Despite being enclosed, it has a nice, airy and open feel to it. But the enclosure has lots to appreciate…
- Shielding from the rays when you’ve had lots of sun.
- Air conditioning when you had lots of heat.
- Wide variety of seating when you’ve had lots of beach loungers.
- Wifi when you’ve had lots of time away from web surfing.
- Easy access to refreshments on offer when you have lots pangs of hunger and thirst.
Many resorts have enclosed lounges and libraries, but most of the time they are sequestered by reception with little view and buried in the main complex. Lots of resorts have sitting areas out on jetties, but most of the time, they are uncomfortable wooden bench with a modest palm canopy. The Manta Lounge was the best of the jetty rest areas combined with the best of the reception lounges.

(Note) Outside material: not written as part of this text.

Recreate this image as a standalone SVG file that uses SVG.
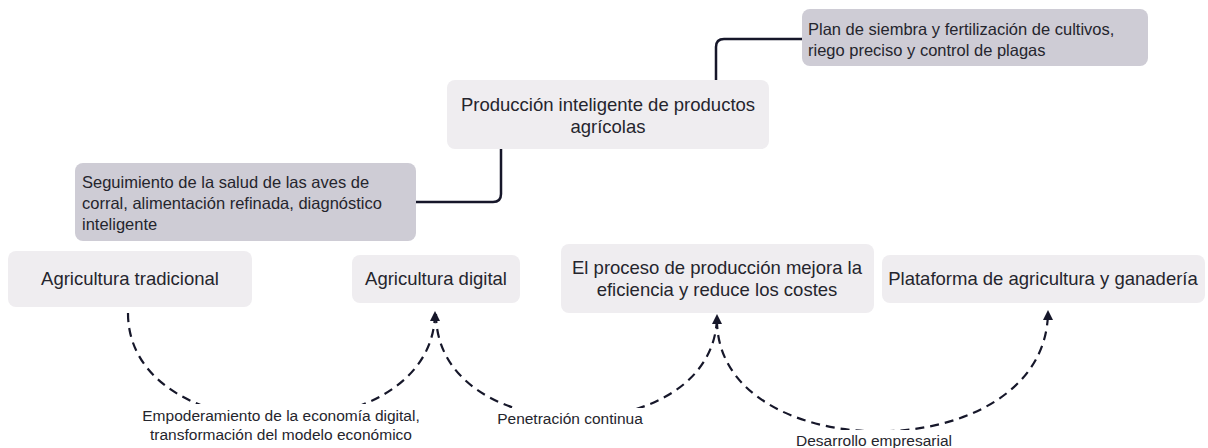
<svg xmlns="http://www.w3.org/2000/svg" width="1208" height="448" viewBox="0 0 1208 448">
<defs>
<style>
.main{fill:#EFEDF0}
.sub{fill:#CECCD5}
.t{font-family:"Liberation Sans",Arial,sans-serif;font-size:18.5px;fill:#25252d}
.ts{font-family:"Liberation Sans",Arial,sans-serif;font-size:16.5px;fill:#25252d}
.lbl{font-family:"Liberation Sans",Arial,sans-serif;font-size:15.5px;fill:#25252d}
.solid{fill:none;stroke:#16172a;stroke-width:2.5}
.dash{fill:none;stroke:#16172a;stroke-width:2.2;stroke-dasharray:9 6}
</style>
<marker id="ah" viewBox="0 0 10 10" refX="9" refY="5" markerWidth="10" markerHeight="10" markerUnits="userSpaceOnUse" orient="auto">
<path d="M0,0 L10,5 L0,10 z" fill="#16172a"/>
</marker>
</defs>
<rect width="1208" height="448" fill="#ffffff"/>
<g id="connectors">
<path class="solid" d="M716,80 V47 Q716,39 724,39 H802"/>
<path class="solid" d="M501,149 V194 Q501,202 493,202 H416"/>
<path class="dash" d="M128,313 C128,455 435,455 435,312" marker-end="url(#ah)"/>
<path class="dash" d="M436,314 C436,452 717,452 717,315" marker-end="url(#ah)"/>
<path class="dash" d="M717,320 C717,470 1048,470 1048,311" marker-end="url(#ah)"/>
</g>
<g id="labels">
<rect x="138" y="404" width="290" height="44" fill="#ffffff"/>
<text class="lbl" x="281" y="421" text-anchor="middle">Empoderamiento de la economía digital,</text>
<text class="lbl" x="281" y="440" text-anchor="middle">transformación del modelo económico</text>
<rect x="490" y="408" width="162" height="22" fill="#ffffff"/>
<text class="lbl" x="570" y="424" text-anchor="middle">Penetración continua</text>
<rect x="798" y="430" width="154" height="18" fill="#ffffff"/>
<text class="lbl" x="874" y="446" text-anchor="middle">Desarrollo empresarial</text>
</g>
<g id="n-plan">
<rect class="sub" x="802" y="9" width="346" height="57" rx="8"/>
<text class="ts" x="808" y="35">Plan de siembra y fertilización de cultivos,</text>
<text class="ts" x="808" y="56">riego preciso y control de plagas</text>
</g>
<g id="n-produccion">
<rect class="main" x="447" y="80" width="322" height="69" rx="8"/>
<text class="t" x="608" y="111" text-anchor="middle">Producción inteligente de productos</text>
<text class="t" x="608" y="133" text-anchor="middle">agrícolas</text>
</g>
<g id="n-seguimiento">
<rect class="sub" x="75" y="163" width="341" height="78" rx="8"/>
<text class="ts" x="82" y="188">Seguimiento de la salud de las aves de</text>
<text class="ts" x="82" y="209">corral, alimentación refinada, diagnóstico</text>
<text class="ts" x="82" y="230">inteligente</text>
</g>
<g id="n-tradicional">
<rect class="main" x="8" y="251" width="244" height="56" rx="8"/>
<text class="t" x="130" y="285" text-anchor="middle">Agricultura tradicional</text>
</g>
<g id="n-digital">
<rect class="main" x="352" y="255" width="168" height="48" rx="8"/>
<text class="t" x="436" y="285" text-anchor="middle">Agricultura digital</text>
</g>
<g id="n-proceso">
<rect class="main" x="561" y="244" width="313" height="69" rx="8"/>
<text class="t" x="717" y="274" text-anchor="middle">El proceso de producción mejora la</text>
<text class="t" x="717" y="296" text-anchor="middle">eficiencia y reduce los costes</text>
</g>
<g id="n-plataforma">
<rect class="main" x="882" y="255" width="323" height="48" rx="8"/>
<text class="t" x="1043" y="285" text-anchor="middle">Plataforma de agricultura y ganadería</text>
</g>
</svg>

As a bonus, they had the overwater hammocks which are lots of fun and comfy, but mostly I have seen them as features on private water villas and not available to the general guest population.
For a bigger sailing sunrise and cruise that is just as enjoyable in silence, Shangri-La Vilingili has one of the best bows I have seen for relaxing in the best seat in the house. Sofa on the foredeck. Brill.
Lori and I have done our fair share of boating from your brother-in-law’s 50 foot catamaran on the North Carolina Intercoastal waterway to sailing with various friends. One of the favourite places to settle down for the ride is the very bow of the boat. A la Titanic ‘king of the world’ style. The problem is that it never seems to be that comfortable up there. Anchor chains and other rigging get in the way of truly stretching out. While not at the tippy-tip of the prow, I nonetheless love the Villingili luxury yacht Horizon’s sofa situated on the foredeck for languid place to stretch out and truly enjoy the ride.
Sitting on the sofa at home watching Graham Norton somehow doesn’t compare with sitting here and watching the sunrise.